A revision hip replacement procedure takes anywhere between one to two hours to complete and occurs in the following order:

  • Entering the Joint - Depending on the approach and the physician, an incision is made near the front, side, or back of the hip (the incision made during the first hip replacement is often used) and the muscles, tendons, and other tissues are moved away from the joint to expose the femoral head (ball) and acetabulum (socket). The hip is then positioned to expose or open up the joint.
  • Removal of Old Implants - During this step, the old femoral and acetabular components that are loose or worn from their original attachment are carefully removed to avoid loss of underlying supportive bone. The respective surfaces are cleaned out in preparation for the new replacement implants.

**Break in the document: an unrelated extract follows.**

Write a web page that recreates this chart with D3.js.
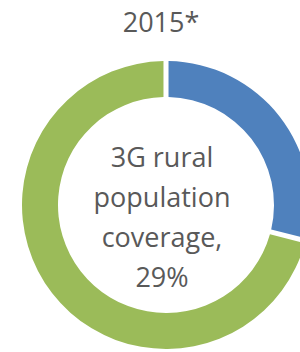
<!DOCTYPE html>
<html>
<head>
<meta charset="utf-8">
<script src="https://cdn.jsdelivr.net/npm/d3@7"></script>
<style>
  body { margin: 0; background: #fff; overflow: hidden; }
  text { font-family: "Open Sans", "Liberation Sans", sans-serif; fill: #595959; }
</style>
</head>
<body>
<div id="chart"></div>
<script>
// Chart data
var title = "2015*";
var categories = ["3G rural population coverage", "Not covered"];
var values = [29, 71];
var colors = ["#4f81bd", "#9bbb59"];
var centerLines = ["3G rural", "population", "coverage,", "29%"];

var width = 300;
var height = 352;

var svg = d3.select("#chart").append("svg")
    .attr("width", width)
    .attr("height", height);

// Donut centre and radii
var cx = 166, cy = 205;
var outerR = 144, innerR = 108;

var pie = d3.pie().sort(null).value(d => d);
var arc = d3.arc()
    .innerRadius(innerR)
    .outerRadius(outerR)
    .padAngle(0.028);

var g = svg.append("g")
    .attr("transform", "translate(" + cx + "," + cy + ")");

g.selectAll("path")
    .data(pie(values))
    .enter()
    .append("path")
    .attr("d", arc)
    .attr("fill", (d, i) => colors[i]);

// Title
svg.append("text")
    .attr("x", 161)
    .attr("y", 32)
    .attr("text-anchor", "middle")
    .attr("font-size", "27px")
    .text(title);

// Centre label
svg.append("g")
    .selectAll("text")
    .data(centerLines)
    .enter()
    .append("text")
    .attr("x", 162)
    .attr("y", (d, i) => 167 + i * 40)
    .attr("text-anchor", "middle")
    .attr("font-size", "27px")
    .text(d => d);
</script>
</body>
</html>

  • Femora Canal Preparation - Any cement used to enforce the previous femoral stem is cleaned out from the hollowed-out femur. A new acetabular metal shell component is carefully fit into the space along with a plastic liner to surround the prosthetic femoral head to allow or a smooth gliding surface.
  • Femoral Placement - The new femoral stem may be secured with the use of cement or be "press-fit" into the hollow center of the femur. A carefully fitted metal or ceramic ball is then secured to the top of the femoral stem.
  • Rejoining the Hip Joint - The hip joint is then rejoined and all the surrounding muscle and tissues are repaired back to position and the procedure is completed.


Recovery after a revision hip replacement will depend heavily on how well the individual follows home care and precautions after the surgery. After a revision hip replacement surgery, there will be some pain, but the medical team will provide the proper medication to make the patient as comfortable as possible. Walking and hip movement will being soon after the surgery where a physical therapist will provide instructions on the specific exercises to strengthen the leg and restore hip movement to allow for walking and other activities post operatively. Major part of the recovery process will occur at home where proper care must be taken in terms of wound care, diet, and activity as prescribed by the physician and physical therapist. Patients who have undergone revision hip replacement surgery generally resume normal activities three to six weeks post operatively. The biggest risk to hip revision surgery is a higher rate of dislocation, and infection compared to a primary total hip replacement. This has been published in all series of hip revisions compared to primary total hip surgery. Each patient is unique, so the recovery period will vary depending on the level of activity the individual hopes to return to; this should be discussed with the physician as well as the physical therapist. Relative to the original procedure, some patients may experience restricted motion and activities following a revision hip replacement.